The second is non-credit qualifying. With this type of refinancing, your lender still checks your credit, but there are fewer factors your lender considers within your credit report. For a non-credit qualifying refinance, your lender may not need to verify your income. This makes for a faster, easier approval process.
No Appraisal Required
Generally, FHA Streamlines do not require an appraisal because the amount of your loan is determined by what you currently owe- not your home's value.
VA Interest Rate Reduction Refinance Loan (IRRRL)
Lower Your Interest Rate
The most common reason why veterans and their family members refinance their VA loans is that they need a lower interest rate. When it comes to how refinancing works with a VA Streamline, your monthly payments often decrease. Lower monthly payments may result from an extended term on the loan, which allows more time to pay on your mortgage. A lower interest rate could also result in a lower monthly payment if the length of the loan is held equal.

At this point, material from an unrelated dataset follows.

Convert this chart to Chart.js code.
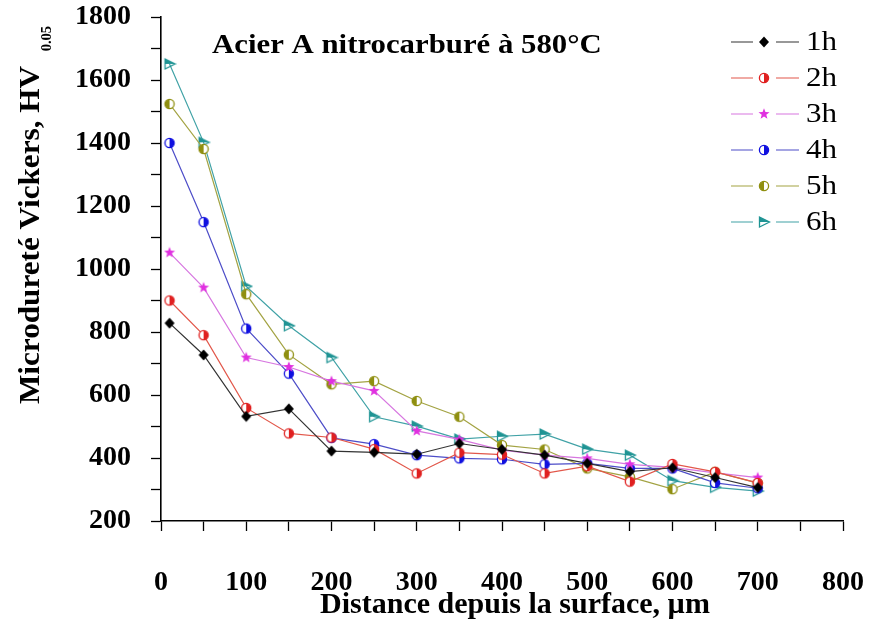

Restructure from Adjustable Rate to Fixed Rate
Refinancing with a VA Streamline could allow you to move from an adjustable-rate mortgage to a fixed-rate loan. ARMs change over time, depending on rate fluctuations. Fixed-rate mortgages lock in a single interest rate until you pay off your mortgage.
Reduced Funding Fee
Instead of mortgage insurance, VA loans have a funding fee that can either be paid at closing, offset with a lender-paid credit, or added to the loan balance. The amount of the funding fee on a regular VA loan is anywhere between 1.4 – 3.6% of the loan amount depending on service status. For a VA Streamline, the funding fee is 0.5% of the loan amount in all circumstances.
No Appraisal Required
VA Streamlines do not require an appraisal in most cases, but that will be determined depending on your specific circumstances.
One thing that separates USDA Streamlines from similar offerings from other loan types is that there are actually two different options. Let’s run through the eligibility requirements for a USDA Streamline-Assist refinance before taking a look at the similarities and differences at a house with a USDA Standard Streamline.
USDA Streamline-Assist Refinance
- The home has to be your primary residence – where you live for the majority of the year.
- Your current mortgage has to be either a USDA Direct Home Loan or a USDA Guaranteed Home Loan.
- Your existing home loan must be at least 12 months old before you can receive conditional approval on your new loan.
- You have to have at least made 12 consecutive payments on your existing USDA loan.
- Your monthly mortgage payment – including principal, interest, taxes and insurance – has to be a minimum of $50 lower after the refinance than it was before.
As part of the Streamline-Assist option, no credit check is required and no special ratios are calculated, so it can be easier to qualify. Income isn’t a factor. Additionally, no appraisal or inspection is necessary if you haven’t received a subsidy. Finally, things like escrow fees and other closing costs can be included in the loan to create a no-closing cost refinancing.
USDA Standard Streamline
A standard USDA Streamline is a bit harder to qualify for than a Streamline-Assist refinance, but it still may be a good option. Let’s go over the qualifications:
- The home has to be your primary residence.
- Your existing home loan has to be either directly from or guaranteed by the USDA.
- Your existing home loan has to be at least a year old before you can get a conditional approval on your Streamline.
- You have to prove your income and with a USDA-qualifying debt-to-income (DTI) ratio.
- Standard credit guidelines apply.
- You have to have made on-time payments for the last 6 months.
Other than credit and income guidelines being more strict, many of the other features of the Streamline-Assist are carried over. For example, there’s usually no home appraisal or inspection is required. Closing costs can still be built into the loan.